Your task is to give the listing below back word for word, pictures excluded.

▸ DATA EXCERPT
· · · · · · ·

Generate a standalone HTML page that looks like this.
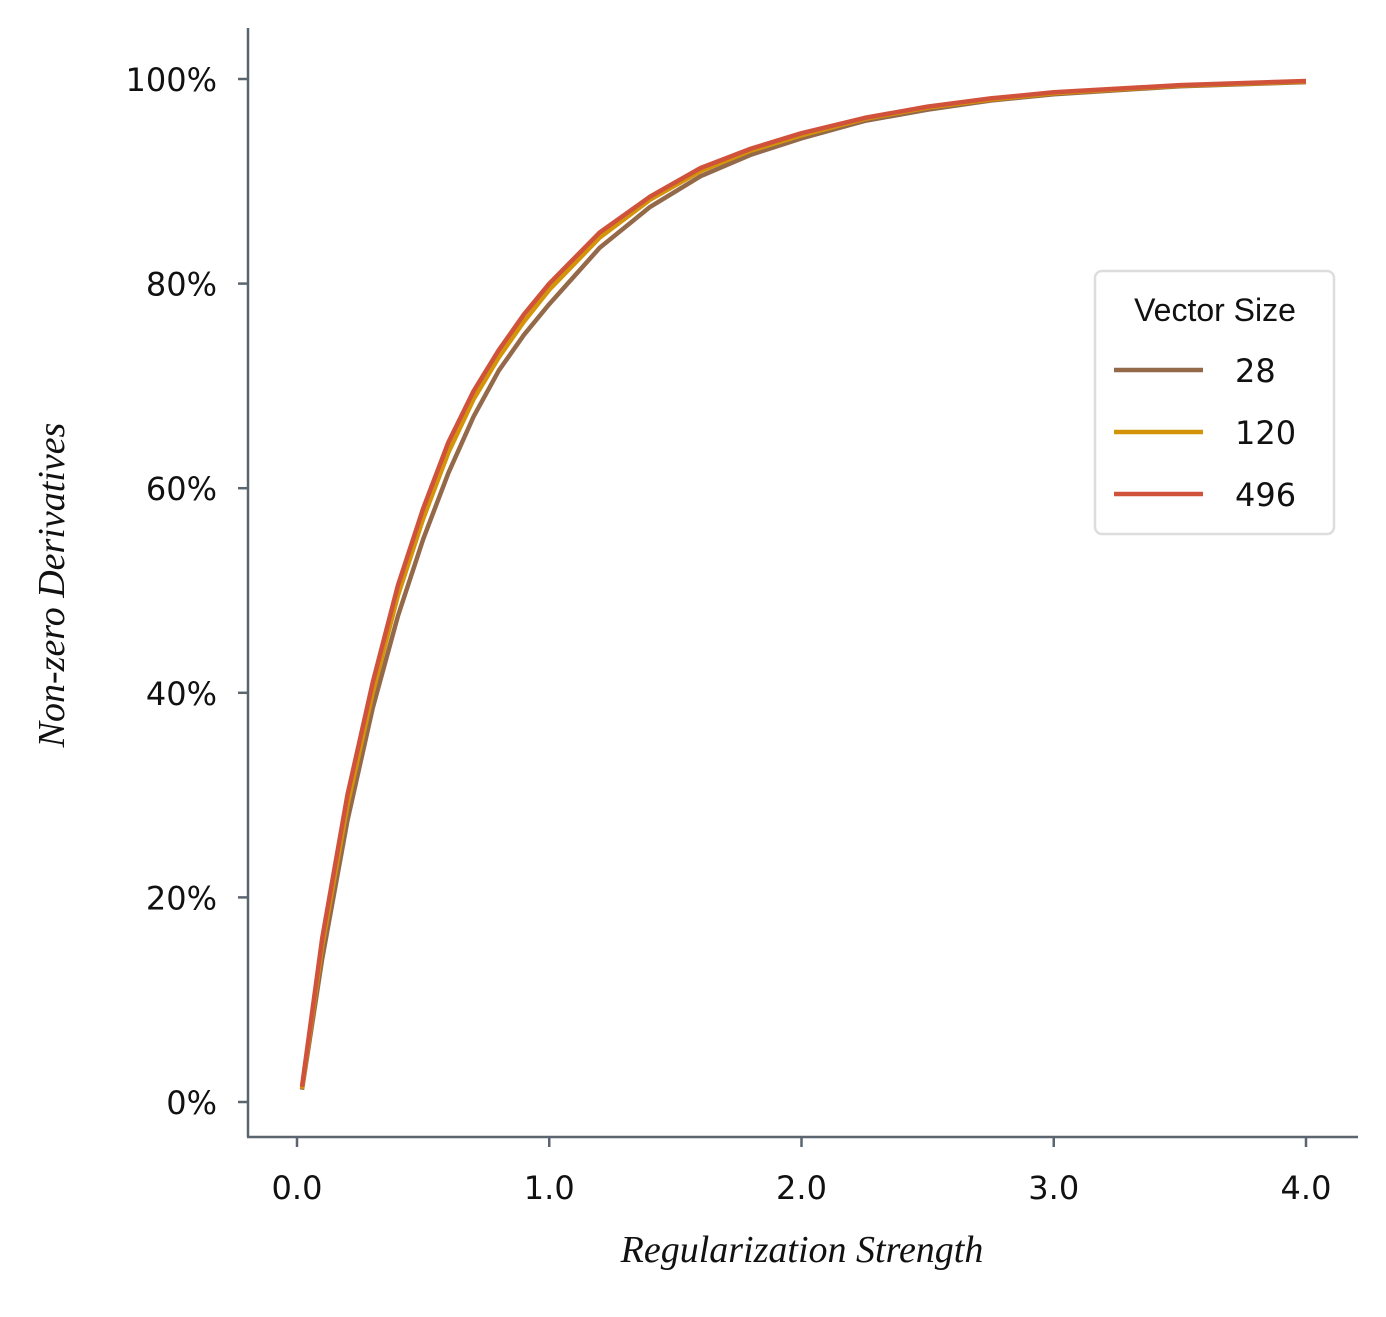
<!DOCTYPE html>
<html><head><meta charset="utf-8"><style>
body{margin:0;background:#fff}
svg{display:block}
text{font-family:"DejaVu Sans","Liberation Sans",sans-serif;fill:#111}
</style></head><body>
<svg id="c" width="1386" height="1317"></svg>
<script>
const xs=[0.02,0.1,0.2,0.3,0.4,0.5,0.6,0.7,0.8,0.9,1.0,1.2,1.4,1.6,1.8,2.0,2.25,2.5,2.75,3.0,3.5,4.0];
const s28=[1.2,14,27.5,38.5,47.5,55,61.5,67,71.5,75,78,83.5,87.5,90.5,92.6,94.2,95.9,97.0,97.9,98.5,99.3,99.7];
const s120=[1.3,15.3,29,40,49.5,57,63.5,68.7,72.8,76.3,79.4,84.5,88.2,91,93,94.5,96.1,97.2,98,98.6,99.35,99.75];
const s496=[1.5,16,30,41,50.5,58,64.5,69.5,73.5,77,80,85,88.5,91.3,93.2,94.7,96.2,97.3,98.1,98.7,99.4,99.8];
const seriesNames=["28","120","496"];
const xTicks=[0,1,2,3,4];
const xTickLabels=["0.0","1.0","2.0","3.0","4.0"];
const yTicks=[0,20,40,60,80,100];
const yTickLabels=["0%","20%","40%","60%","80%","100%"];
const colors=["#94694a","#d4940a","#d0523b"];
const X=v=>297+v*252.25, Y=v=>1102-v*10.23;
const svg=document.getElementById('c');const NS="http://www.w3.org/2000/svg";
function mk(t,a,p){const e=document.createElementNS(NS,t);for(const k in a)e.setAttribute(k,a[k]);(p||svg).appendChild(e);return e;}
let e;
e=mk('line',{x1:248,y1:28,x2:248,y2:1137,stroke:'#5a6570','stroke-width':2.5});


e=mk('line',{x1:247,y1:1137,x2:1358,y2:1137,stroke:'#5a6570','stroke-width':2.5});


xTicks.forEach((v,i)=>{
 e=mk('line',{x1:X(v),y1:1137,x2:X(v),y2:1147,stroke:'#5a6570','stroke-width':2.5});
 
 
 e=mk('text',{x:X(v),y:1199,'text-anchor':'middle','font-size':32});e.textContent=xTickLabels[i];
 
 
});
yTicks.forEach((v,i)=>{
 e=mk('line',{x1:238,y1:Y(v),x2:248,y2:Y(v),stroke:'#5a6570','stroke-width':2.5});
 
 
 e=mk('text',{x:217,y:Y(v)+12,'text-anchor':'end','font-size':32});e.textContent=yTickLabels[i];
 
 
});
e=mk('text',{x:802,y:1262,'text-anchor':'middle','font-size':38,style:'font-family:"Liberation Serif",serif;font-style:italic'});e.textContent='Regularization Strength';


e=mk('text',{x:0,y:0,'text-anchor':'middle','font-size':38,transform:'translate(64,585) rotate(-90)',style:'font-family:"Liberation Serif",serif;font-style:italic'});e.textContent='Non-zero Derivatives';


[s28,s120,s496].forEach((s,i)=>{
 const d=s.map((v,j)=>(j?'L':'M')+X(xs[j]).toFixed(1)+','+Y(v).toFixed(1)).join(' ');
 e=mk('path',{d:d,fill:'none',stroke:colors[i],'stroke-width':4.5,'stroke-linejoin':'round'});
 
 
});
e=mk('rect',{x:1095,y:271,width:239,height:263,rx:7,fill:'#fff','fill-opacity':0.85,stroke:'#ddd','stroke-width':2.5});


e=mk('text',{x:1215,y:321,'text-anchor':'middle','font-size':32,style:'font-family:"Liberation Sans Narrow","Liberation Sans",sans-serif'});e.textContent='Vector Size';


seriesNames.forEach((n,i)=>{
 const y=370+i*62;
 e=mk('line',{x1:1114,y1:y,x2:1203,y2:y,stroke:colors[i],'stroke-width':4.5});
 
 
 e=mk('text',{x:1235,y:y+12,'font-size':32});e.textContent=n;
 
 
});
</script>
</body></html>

· · · · · · ·

▸ EXERCISE ANSWER
Generate a standalone HTML page that looks like this.
<!DOCTYPE html>
<html><head><meta charset="utf-8"><style>
body{margin:0;background:#fff}
svg{display:block}
text{font-family:"DejaVu Sans","Liberation Sans",sans-serif;fill:#111}
</style></head><body>
<svg id="c" width="1386" height="1317"></svg>
<script>
const xs=[0.02,0.1,0.2,0.3,0.4,0.5,0.6,0.7,0.8,0.9,1.0,1.2,1.4,1.6,1.8,2.0,2.25,2.5,2.75,3.0,3.5,4.0];
const s28=[1.2,14,27.5,38.5,47.5,55,61.5,67,71.5,75,78,83.5,87.5,90.5,92.6,94.2,95.9,97.0,97.9,98.5,99.3,99.7];
const s120=[1.3,15.3,29,40,49.5,57,63.5,68.7,72.8,76.3,79.4,84.5,88.2,91,93,94.5,96.1,97.2,98,98.6,99.35,99.75];
const s496=[1.5,16,30,41,50.5,58,64.5,69.5,73.5,77,80,85,88.5,91.3,93.2,94.7,96.2,97.3,98.1,98.7,99.4,99.8];
const seriesNames=["28","120","496"];
const xTicks=[0,1,2,3,4];
const xTickLabels=["0.0","1.0","2.0","3.0","4.0"];
const yTicks=[0,20,40,60,80,100];
const yTickLabels=["0%","20%","40%","60%","80%","100%"];
const colors=["#94694a","#d4940a","#d0523b"];
const X=v=>297+v*252.25, Y=v=>1102-v*10.23;
const svg=document.getElementById('c');const NS="http://www.w3.org/2000/svg";
function mk(t,a,p){const e=document.createElementNS(NS,t);for(const k in a)e.setAttribute(k,a[k]);(p||svg).appendChild(e);return e;}
let e;
e=mk('line',{x1:248,y1:28,x2:248,y2:1137,stroke:'#5a6570','stroke-width':2.5});


e=mk('line',{x1:247,y1:1137,x2:1358,y2:1137,stroke:'#5a6570','stroke-width':2.5});


xTicks.forEach((v,i)=>{
 e=mk('line',{x1:X(v),y1:1137,x2:X(v),y2:1147,stroke:'#5a6570','stroke-width':2.5});
 
 
 e=mk('text',{x:X(v),y:1199,'text-anchor':'middle','font-size':32});e.textContent=xTickLabels[i];
 
 
});
yTicks.forEach((v,i)=>{
 e=mk('line',{x1:238,y1:Y(v),x2:248,y2:Y(v),stroke:'#5a6570','stroke-width':2.5});
 
 
 e=mk('text',{x:217,y:Y(v)+12,'text-anchor':'end','font-size':32});e.textContent=yTickLabels[i];
 
 
});
e=mk('text',{x:802,y:1262,'text-anchor':'middle','font-size':38,style:'font-family:"Liberation Serif",serif;font-style:italic'});e.textContent='Regularization Strength';


e=mk('text',{x:0,y:0,'text-anchor':'middle','font-size':38,transform:'translate(64,585) rotate(-90)',style:'font-family:"Liberation Serif",serif;font-style:italic'});e.textContent='Non-zero Derivatives';


[s28,s120,s496].forEach((s,i)=>{
 const d=s.map((v,j)=>(j?'L':'M')+X(xs[j]).toFixed(1)+','+Y(v).toFixed(1)).join(' ');
 e=mk('path',{d:d,fill:'none',stroke:colors[i],'stroke-width':4.5,'stroke-linejoin':'round'});
 
 
});
e=mk('rect',{x:1095,y:271,width:239,height:263,rx:7,fill:'#fff','fill-opacity':0.85,stroke:'#ddd','stroke-width':2.5});


e=mk('text',{x:1215,y:321,'text-anchor':'middle','font-size':32,style:'font-family:"Liberation Sans Narrow","Liberation Sans",sans-serif'});e.textContent='Vector Size';


seriesNames.forEach((n,i)=>{
 const y=370+i*62;
 e=mk('line',{x1:1114,y1:y,x2:1203,y2:y,stroke:colors[i],'stroke-width':4.5});
 
 
 e=mk('text',{x:1235,y:y+12,'font-size':32});e.textContent=n;
 
 
});
</script>
</body></html>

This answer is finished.